Before teaching a system to "think" like a human, you often just need it to follow strict, unbreakable laws. In industrial automation, this is called Rule-Based Intelligence. Instead of training neural networks with thousands of sample images, our Edge-Vision-4.0 software allows you to set clear, mathematical parameters to detect defects instantly.

Step 1

Analyze defect images

We look at actual photos of defects collected from your production line to examine exactly how they appear on screen.

Step 2

Define your quality standards

You specify exactly when an anomaly should be treated as a real defect and when it can be safely ignored, giving you total control over your inspection criteria.

Step 3

Set the exact parameters

We translate your standards into strict mathematical rules using four clear parameters: minimum/maximum width, height, shape (rectangular or not), and the exact contrast value.

Step 4

Categorize and name the type

The specific rule is saved and assigned a unique name or letter code (type). This ensures the software classifies and logs the defect correctly every time it passes the camera.

Step 5

Deploy with 100% insight

The rules go live instantly. Because you defined the parameters yourself, you have complete insight into the system's logic—there is no algorithmic guesswork, just absolute predictability.

How Rule-Based Vision Works

The system inspects the continuous material web in real time by looking at the pixels through a set of strict mathematical calculators. It filters out anomalies based on three main pillars:

  • Contrast & Intensity (Gold Vest Value): The software continuously checks the surface brightness. If a spot is suddenly a specific percentage darker or lighter than your perfect material baseline (like a dark oil stain or a bright light hole), it is immediately flagged.
  • Size & Pixel Count: To prevent false alarms from harmless loose dust particles, you can set strict size limits.

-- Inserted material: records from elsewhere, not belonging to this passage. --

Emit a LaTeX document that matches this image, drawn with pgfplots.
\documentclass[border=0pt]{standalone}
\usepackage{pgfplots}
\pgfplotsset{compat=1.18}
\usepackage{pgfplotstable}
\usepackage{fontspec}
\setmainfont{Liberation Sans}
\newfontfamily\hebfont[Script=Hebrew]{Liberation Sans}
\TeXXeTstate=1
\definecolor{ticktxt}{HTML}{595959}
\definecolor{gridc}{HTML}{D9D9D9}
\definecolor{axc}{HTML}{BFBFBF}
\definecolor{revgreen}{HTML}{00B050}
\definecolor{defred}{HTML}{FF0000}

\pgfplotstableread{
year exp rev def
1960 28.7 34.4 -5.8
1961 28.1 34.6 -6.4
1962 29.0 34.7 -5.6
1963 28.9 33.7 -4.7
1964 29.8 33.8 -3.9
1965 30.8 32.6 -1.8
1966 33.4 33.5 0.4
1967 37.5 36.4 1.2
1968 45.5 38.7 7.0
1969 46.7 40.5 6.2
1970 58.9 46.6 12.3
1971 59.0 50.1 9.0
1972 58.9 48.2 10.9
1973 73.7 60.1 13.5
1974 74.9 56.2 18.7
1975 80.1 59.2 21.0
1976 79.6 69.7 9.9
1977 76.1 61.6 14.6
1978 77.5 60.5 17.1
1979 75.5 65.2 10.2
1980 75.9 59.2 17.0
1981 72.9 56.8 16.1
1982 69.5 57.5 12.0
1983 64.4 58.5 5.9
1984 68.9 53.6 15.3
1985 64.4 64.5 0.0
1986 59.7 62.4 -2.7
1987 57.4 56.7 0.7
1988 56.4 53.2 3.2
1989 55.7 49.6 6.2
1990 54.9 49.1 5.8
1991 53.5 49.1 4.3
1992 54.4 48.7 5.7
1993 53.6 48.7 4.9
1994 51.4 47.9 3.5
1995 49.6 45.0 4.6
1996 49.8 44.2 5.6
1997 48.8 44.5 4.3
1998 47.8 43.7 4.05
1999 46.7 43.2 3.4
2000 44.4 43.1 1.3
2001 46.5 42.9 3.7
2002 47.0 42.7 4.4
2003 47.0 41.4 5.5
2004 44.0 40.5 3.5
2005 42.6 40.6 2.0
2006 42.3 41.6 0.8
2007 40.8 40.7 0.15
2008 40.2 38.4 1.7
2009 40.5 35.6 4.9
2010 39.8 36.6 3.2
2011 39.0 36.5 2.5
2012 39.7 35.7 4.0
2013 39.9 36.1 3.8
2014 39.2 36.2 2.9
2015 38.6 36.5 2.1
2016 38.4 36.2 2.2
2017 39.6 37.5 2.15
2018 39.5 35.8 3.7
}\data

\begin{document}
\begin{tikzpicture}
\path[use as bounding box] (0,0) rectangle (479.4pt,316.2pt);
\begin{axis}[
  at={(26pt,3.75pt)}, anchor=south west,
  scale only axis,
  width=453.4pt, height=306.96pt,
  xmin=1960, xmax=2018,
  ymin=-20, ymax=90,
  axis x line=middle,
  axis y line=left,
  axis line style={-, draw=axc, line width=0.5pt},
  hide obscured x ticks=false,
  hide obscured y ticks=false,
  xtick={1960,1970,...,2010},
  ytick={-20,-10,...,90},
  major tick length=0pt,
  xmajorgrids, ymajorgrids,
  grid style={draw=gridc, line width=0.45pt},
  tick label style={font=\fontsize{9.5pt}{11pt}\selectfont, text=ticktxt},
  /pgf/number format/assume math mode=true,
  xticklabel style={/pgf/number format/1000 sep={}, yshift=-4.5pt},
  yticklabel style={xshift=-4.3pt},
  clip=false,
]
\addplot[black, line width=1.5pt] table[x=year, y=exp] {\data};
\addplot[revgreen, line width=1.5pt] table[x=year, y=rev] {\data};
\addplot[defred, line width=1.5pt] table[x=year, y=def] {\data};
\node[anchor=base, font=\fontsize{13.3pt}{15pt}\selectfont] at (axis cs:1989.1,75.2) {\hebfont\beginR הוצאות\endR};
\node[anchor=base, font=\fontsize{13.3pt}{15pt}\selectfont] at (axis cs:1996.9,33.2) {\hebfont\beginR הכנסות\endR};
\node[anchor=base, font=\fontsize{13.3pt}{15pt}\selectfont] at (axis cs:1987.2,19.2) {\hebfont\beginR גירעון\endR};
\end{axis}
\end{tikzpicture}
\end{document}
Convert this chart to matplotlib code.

The system will safely ignore minor specs but triggers an alarm the exact millisecond a defect crosses your minimum length or width thresholds.
  • Geometry & Direction: Defects often have specific shapes. For example, a scratch caused by a mechanical roller always forms a long, thin vertical or horizontal line. Rule-based setups excel at filtering shapes based on their aspect ratio and orientation along the material flow.

Why Choose Rule-Based Setups?

While modern learning AI gets a lot of attention, rule-based classification remains the absolute backbone of factory quality control for three major reasons:

  • Instant Setup: You do not need a long commissioning phase to collect data. You enter the dimensions and contrast limits, and the system is ready to inspect from day one.
  • 100% Predictable Outcomes: There is no "black box" mystery. If a defect meets the mathematical criteria, it is caught. If it doesn't, it passes. This absolute transparency makes troubleshooting incredibly easy for operators.
  • Ultra-High Processing Speeds: Because processing basic math requires very little computing power, rule-based systems are lightning-fast. They can track ultra-high-speed production lines without a single millisecond of delay or motion blur.

The Best of Both Worlds: Hybrid Inspection

The most reliable production lines use a hybrid setup: rule-based filters instantly catch the obvious, high-speed defects (like holes and edge cracks), while our AI models run simultaneously to analyze complex, irregular surface textures.